───── Given information

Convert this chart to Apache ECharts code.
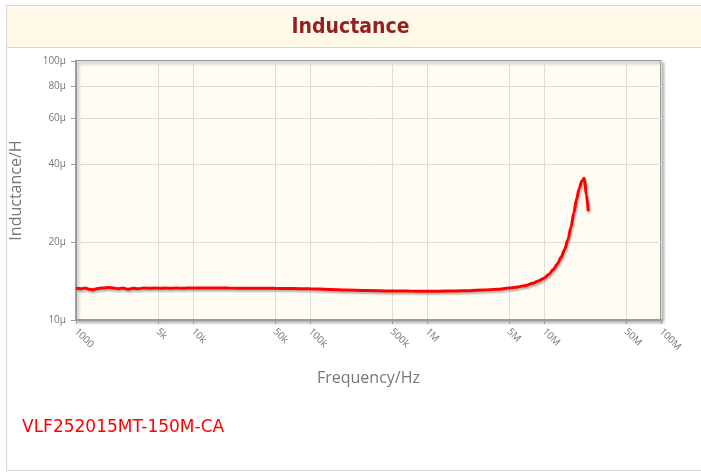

──────────
───── Given information

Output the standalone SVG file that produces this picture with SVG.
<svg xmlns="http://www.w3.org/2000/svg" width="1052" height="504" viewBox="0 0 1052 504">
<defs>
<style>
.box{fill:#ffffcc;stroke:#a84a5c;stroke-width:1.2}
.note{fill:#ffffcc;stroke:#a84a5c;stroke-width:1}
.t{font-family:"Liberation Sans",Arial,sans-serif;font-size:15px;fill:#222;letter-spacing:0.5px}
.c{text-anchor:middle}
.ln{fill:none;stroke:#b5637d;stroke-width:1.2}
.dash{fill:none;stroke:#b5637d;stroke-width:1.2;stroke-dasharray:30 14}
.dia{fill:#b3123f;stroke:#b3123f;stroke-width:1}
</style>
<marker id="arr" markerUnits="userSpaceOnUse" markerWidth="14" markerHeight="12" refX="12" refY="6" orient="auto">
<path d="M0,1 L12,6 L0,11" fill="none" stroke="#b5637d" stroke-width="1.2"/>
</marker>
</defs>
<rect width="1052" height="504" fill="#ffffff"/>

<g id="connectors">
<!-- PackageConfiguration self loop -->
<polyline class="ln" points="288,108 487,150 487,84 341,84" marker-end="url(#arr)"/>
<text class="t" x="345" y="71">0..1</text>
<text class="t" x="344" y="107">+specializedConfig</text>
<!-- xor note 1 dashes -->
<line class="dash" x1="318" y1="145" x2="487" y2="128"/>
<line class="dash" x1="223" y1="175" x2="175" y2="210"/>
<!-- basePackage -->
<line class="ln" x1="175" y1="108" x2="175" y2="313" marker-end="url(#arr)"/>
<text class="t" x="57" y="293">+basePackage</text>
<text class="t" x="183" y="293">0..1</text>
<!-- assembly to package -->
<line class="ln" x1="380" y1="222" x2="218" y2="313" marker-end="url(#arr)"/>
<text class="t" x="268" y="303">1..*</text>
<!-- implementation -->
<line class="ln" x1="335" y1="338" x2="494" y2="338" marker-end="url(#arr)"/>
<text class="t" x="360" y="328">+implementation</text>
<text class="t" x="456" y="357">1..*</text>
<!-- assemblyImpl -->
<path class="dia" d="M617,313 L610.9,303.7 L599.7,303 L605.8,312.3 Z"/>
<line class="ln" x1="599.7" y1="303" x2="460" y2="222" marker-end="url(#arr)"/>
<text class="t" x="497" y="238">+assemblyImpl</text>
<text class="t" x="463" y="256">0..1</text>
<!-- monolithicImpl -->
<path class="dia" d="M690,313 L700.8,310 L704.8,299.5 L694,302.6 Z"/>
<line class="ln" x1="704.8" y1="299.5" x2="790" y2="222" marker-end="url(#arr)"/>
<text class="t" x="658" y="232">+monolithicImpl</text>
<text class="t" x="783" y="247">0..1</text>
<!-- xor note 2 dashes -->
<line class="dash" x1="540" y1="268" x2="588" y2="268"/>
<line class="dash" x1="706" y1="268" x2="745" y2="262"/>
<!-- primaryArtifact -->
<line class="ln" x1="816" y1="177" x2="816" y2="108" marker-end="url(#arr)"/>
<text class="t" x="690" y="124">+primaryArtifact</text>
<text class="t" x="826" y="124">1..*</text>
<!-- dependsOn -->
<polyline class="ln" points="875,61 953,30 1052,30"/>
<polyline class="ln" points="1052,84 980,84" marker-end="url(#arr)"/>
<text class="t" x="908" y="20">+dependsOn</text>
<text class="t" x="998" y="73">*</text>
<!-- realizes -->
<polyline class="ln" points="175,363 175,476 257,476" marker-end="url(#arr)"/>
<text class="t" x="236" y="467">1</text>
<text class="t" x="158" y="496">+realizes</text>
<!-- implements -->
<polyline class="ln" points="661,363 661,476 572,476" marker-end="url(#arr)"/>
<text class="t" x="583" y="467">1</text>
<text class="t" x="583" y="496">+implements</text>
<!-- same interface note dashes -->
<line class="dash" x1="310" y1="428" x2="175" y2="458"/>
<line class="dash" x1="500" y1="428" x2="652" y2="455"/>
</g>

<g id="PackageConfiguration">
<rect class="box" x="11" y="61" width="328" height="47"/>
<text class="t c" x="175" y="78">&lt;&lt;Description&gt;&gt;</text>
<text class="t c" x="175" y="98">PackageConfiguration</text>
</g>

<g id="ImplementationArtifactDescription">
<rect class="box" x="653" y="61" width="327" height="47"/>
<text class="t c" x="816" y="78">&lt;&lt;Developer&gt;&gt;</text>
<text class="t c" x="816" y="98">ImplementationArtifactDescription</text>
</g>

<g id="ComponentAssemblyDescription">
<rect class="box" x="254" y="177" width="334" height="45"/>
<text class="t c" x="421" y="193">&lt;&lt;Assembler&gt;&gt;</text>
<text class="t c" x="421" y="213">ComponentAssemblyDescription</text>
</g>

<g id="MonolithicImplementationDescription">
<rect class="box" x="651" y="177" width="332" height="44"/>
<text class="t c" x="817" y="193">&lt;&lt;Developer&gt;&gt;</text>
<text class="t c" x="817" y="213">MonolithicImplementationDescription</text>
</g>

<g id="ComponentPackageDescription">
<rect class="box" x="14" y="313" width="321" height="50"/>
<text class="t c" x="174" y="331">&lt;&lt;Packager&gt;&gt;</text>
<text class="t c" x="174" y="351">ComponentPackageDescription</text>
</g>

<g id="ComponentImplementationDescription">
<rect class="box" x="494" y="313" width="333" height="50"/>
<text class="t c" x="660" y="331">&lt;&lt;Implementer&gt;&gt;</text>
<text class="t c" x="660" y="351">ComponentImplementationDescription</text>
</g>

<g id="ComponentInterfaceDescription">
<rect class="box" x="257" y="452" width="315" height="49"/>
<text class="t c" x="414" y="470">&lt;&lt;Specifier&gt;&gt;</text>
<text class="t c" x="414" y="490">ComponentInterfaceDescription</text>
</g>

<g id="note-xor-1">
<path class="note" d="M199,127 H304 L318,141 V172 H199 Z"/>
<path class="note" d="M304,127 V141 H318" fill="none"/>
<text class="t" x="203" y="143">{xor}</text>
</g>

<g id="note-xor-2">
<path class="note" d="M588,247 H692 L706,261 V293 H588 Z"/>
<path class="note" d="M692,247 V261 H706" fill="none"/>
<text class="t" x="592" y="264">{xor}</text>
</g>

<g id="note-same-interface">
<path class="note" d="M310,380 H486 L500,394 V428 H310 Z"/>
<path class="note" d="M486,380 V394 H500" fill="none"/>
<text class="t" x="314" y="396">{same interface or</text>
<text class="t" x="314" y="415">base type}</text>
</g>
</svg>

──────────
───── Given information

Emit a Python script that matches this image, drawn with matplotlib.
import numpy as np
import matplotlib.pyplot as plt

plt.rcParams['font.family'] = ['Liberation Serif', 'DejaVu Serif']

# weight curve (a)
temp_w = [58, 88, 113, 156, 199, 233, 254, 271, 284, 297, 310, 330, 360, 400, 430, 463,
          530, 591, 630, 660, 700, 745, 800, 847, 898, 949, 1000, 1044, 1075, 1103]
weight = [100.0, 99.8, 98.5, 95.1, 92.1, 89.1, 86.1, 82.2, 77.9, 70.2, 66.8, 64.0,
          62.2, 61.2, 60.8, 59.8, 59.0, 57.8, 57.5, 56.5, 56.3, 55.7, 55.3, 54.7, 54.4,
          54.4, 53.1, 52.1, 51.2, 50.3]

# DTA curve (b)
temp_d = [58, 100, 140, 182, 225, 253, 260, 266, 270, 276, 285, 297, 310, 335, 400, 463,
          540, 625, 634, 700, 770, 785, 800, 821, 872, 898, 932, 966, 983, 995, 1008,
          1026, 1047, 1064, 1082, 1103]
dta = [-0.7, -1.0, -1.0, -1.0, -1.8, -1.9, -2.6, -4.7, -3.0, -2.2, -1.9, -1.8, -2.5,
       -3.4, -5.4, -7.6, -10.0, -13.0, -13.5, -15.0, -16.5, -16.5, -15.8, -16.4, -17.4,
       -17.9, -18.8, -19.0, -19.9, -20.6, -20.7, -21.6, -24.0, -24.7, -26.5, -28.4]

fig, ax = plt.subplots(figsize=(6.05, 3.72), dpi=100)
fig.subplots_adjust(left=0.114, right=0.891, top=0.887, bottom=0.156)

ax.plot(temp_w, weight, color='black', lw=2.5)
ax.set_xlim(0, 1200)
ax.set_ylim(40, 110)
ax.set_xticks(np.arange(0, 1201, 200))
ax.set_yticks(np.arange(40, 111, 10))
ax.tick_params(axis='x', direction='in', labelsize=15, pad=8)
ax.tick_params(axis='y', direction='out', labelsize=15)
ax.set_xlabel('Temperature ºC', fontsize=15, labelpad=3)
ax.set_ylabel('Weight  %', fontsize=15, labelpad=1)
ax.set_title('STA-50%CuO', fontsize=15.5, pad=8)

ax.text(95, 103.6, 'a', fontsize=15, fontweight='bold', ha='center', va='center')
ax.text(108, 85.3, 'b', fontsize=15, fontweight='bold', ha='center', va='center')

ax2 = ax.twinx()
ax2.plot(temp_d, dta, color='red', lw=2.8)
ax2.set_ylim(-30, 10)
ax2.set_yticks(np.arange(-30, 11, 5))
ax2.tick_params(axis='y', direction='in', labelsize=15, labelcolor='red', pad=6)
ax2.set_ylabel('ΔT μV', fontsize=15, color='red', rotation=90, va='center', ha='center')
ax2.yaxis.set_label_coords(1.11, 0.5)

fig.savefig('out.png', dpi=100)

──────────

Exercise description:
List all lines in the material containing the string "this".

Task output:
Convert this chart to Apache ECharts code.
Output the standalone SVG file that produces this picture with SVG.
Emit a Python script that matches this image, drawn with matplotlib.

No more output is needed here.